Por cosas de la vida me desarrollé un poco antes que la mayoría de las niñas de mi edad. A los 11 años ya tenía el cuerpo más formado, más de adolescente y a los 10 años me había llegado la regla. Estas dos cosas me hacían sentir incómoda y al ver que a mis amigas no les pasaba lo mismo, me sentía rara, sólo quería seguir siendo una niña y jugar como las demás.
Explico eso para dar contexto a algo que me pasó a los 12 años más o menos. Recuerdo andar de la mano con mi mamá por Santiago Centro en verano, hacía calor así que andaba con short, polera y chalitas, cuando sentí que alguien me agarró el trasero. Quedé congelada, no atiné a decir algo, sólo me di vuelta asustada y vi a un viejo canoso agarrándome el trasero; no conforme con eso, dio un par de pasos tras nosotras sin soltarme. Mi mamá no se dio cuenta y yo no fui capaz de contarle, no entendía bien que había pasado, sólo sabía que estaba asustada.

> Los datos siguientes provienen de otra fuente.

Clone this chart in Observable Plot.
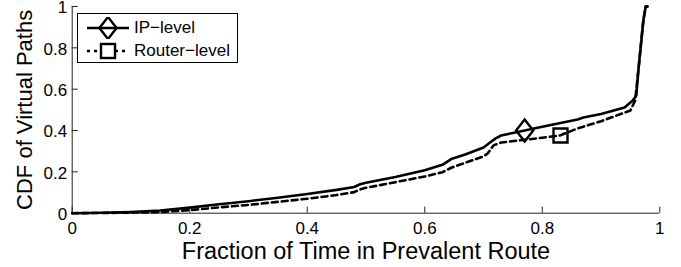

Desde chica me acostumbré a andar siempre con audífonos para no escuchar las cosas que me decían hombres de toda edad como si fuera un halago, como si me fueran a seducir diciendo qué me harían, como si me interesaran sus palabras enfermas y depravadas.

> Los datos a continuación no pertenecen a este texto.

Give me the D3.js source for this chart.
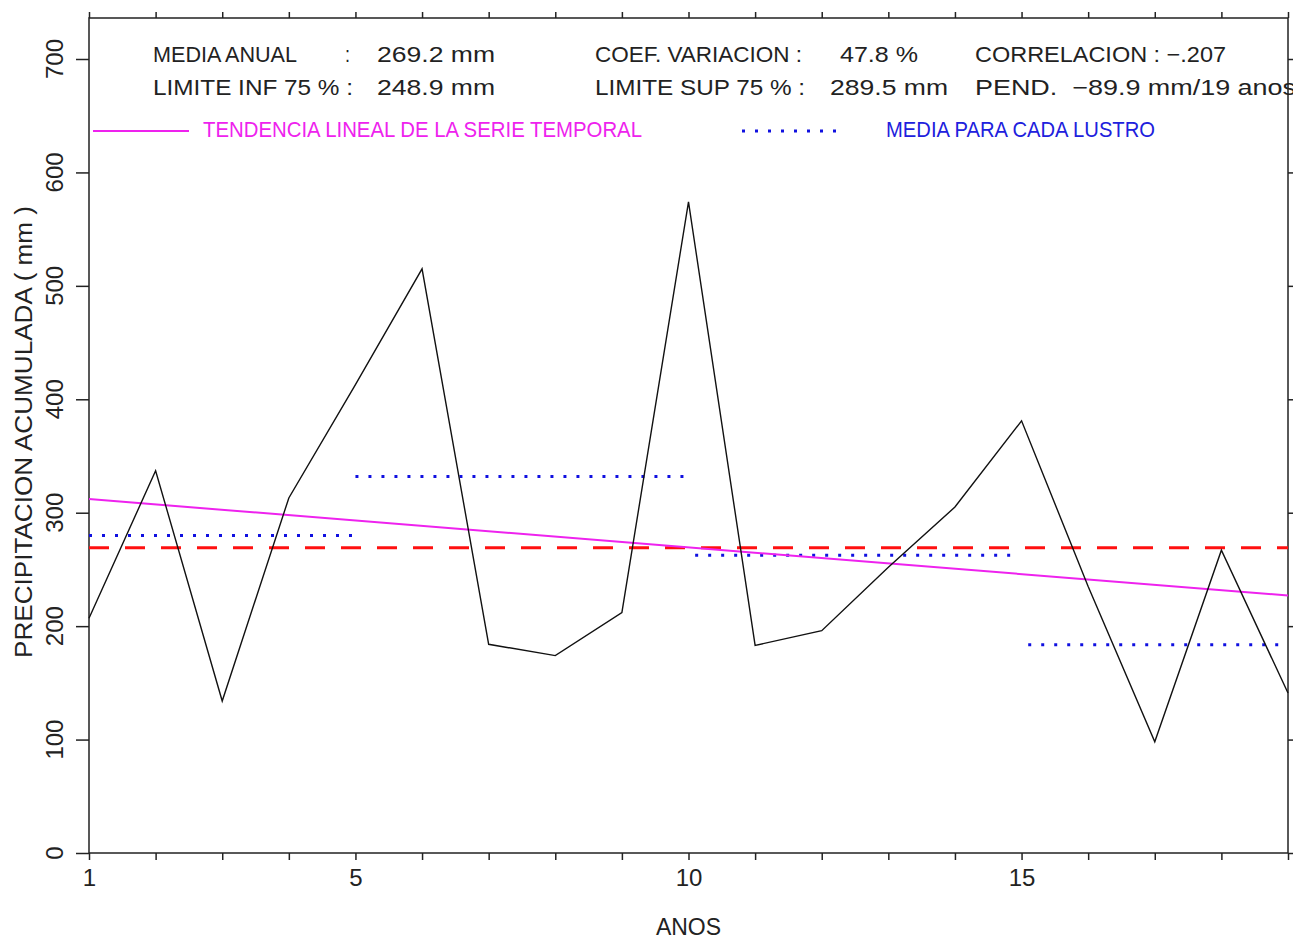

Hoy, por el mismo cuerpo voluptuoso, no me siento tranquila saliendo vestida como quisiera a la calle, porque si usas un poco de escote te quedan mirando con cara de depravados y ni intentar salir con shorts o calzas sin por lo menos recibir algún comentario respecto a mi figura. Parece que algunos hombres no entienden que si una se arregla y se quiere ver linda no es para llamar su atención, sino para sentirme cómoda, para yo encontrarme linda; su opinión sobre mi apariencia no me interesa en lo más mínimo y mucho menos cuando no la pido.